Investing in us, one small loan at a time
A man told me he was shocked by what he saw when he made a wrong turn during a drive through Southwest Baltimore. “It was like a third-world country,” he said, a pejorative often uttered by white visitors as they drive by vacant rowhouses or rowhouses occupied by what appear to be poor black families.
I asked the man, who lives in the suburbs, where he had been for the last half-century or so. There was nothing new about any of this. Baltimore once had 900,000 people. After decades of highway construction, white flight, suburban development and the loss of manufacturing — an old narrative by now — the city has about 612,000 people. Baltimore had a long history of racist housing policies and a high concentration of poverty. Some neighborhoods have always thrived. Some have been remarkably resurgent and stable. Some continue to sprout new construction cranes. But others, to the east and to the west, have been abandoned or neglected, or only marginally improved.

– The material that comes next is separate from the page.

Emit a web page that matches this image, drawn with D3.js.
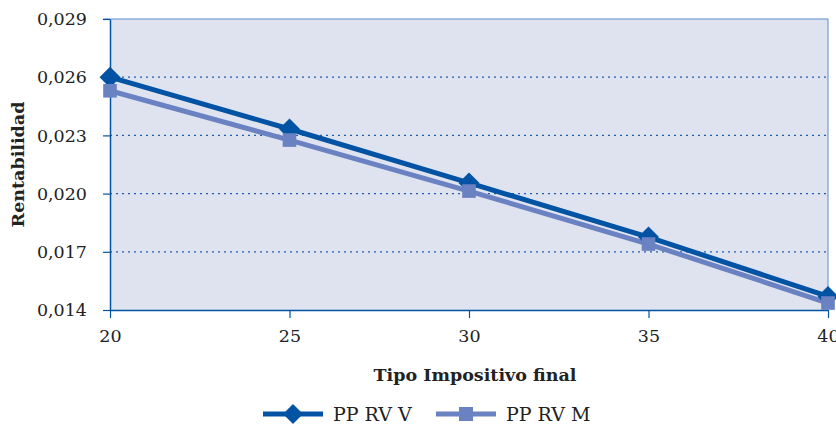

That’s why, for all but the shocked interloper from the suburbs, the new report from the Urban Institute on racial disparities in neighborhood investment came as no surprise. The report found that investment is unevenly split by race, income and geography across the city. Most of Baltimore’s building, rehabbing and demolition goes on in whiter, better-off neighborhoods. There were also more loans for residential developers and property owners in those neighborhoods, and more lending for commercial development in places already on the rise. What’s more, data analysis by the Baltimore Business Journal last year found that AfricanAmericans in the Baltimore area were twice as likely as their white counterparts to be denied a home mortgage by a bank. Also last year, the Johns Hopkins 21st Century Cities Initiative found that smallbusiness lending in the city had dropped by 32 percent between 2007 and 2016 — a time when banks nearly doubled their deposits in the city, reaching $26.5 billion.
Baltimore gets knocked for being home to a lot of nonprofit organizations that don’t have to pay our too-high property taxes. But a lot of those organizations work on the city’s most entrenched problems — poverty, drug addiction, undereducated children, mental illness, chronic health problems, a lack of affordable housing.
In the realm of small business and housing, you can find mission-driven organizations fighting the good fight in high-poverty and predominantly black neighborhoods. As impressive as their efforts are, however, they make just small dents at a time in the vast stretches of Baltimore that need redevelopment most.
Still, they persist.
Habitat for Humanity of the Chesapeake, for instance, has built or restored about 750 affordable homes, most of them in the city, since it came on the scene in the 1980s. Baltimore Community Lending has been working on this front almost as long as Habitat, but with a much lower profile, and in a very different way.
It got its start as a quasi-public agency when Kurt Schmoke was mayor but broke away from City Hall in 2004 to become a federally certified Community Development Financial Institution. Since its inception, BCL has provided $220 million in financing for housing projects, accounting for about 4,000 units in underserved areas of the city. Sixty percent of BCL’s loans go to companies owned by people of color.
Working out of an office in West Baltimore, the institution cobbled together donations, grants from banks and foundations and the state of Maryland to make loans for the renovations of homes in Park Heights, Southwest Baltimore, Oliver, Greenmount West and Druid Heights. It has helped establish an office and community center in Belair-Edison. Given the lack of lending by big banks, BCL created a smallbusiness loan program. The BCL staff helped a couple open a wine-and-cheese shop in Highlandtown, and they’re helping a new organization, the Baltimore African-American Home Builders Cooperative, with start-up financing.
I tell you this because it’s important work. But, obviously, just a slice of what needs to be done.
Banks cite post-recession federal regulatory reforms and the lack of creditworthy borrowers as roadblocks to more lending. But Bill Ariano, the CEO of BCL, gives three reasons why accessing capital for investment in more of Baltimore is such a challenge — the consolidation of big banks, the lack of a clear plan to improve the city economy and a lack of private market leadership.
“Disinvestment is the result of an unwillingness to look beyond the false assumptions that somehow one segment of our population was born incapable or unwilling to build wealth,” he says. “The result is a refusal to allow access to the necessary financial resources critical to success. It is easier to identify why one shouldn't versus aggressively looking for how one can.
“Some of our banks are providing modest support,” Ariano adds. “But they either have not been allowed to increase their investment or are not interested in increasing their involvement in the Baltimore market.”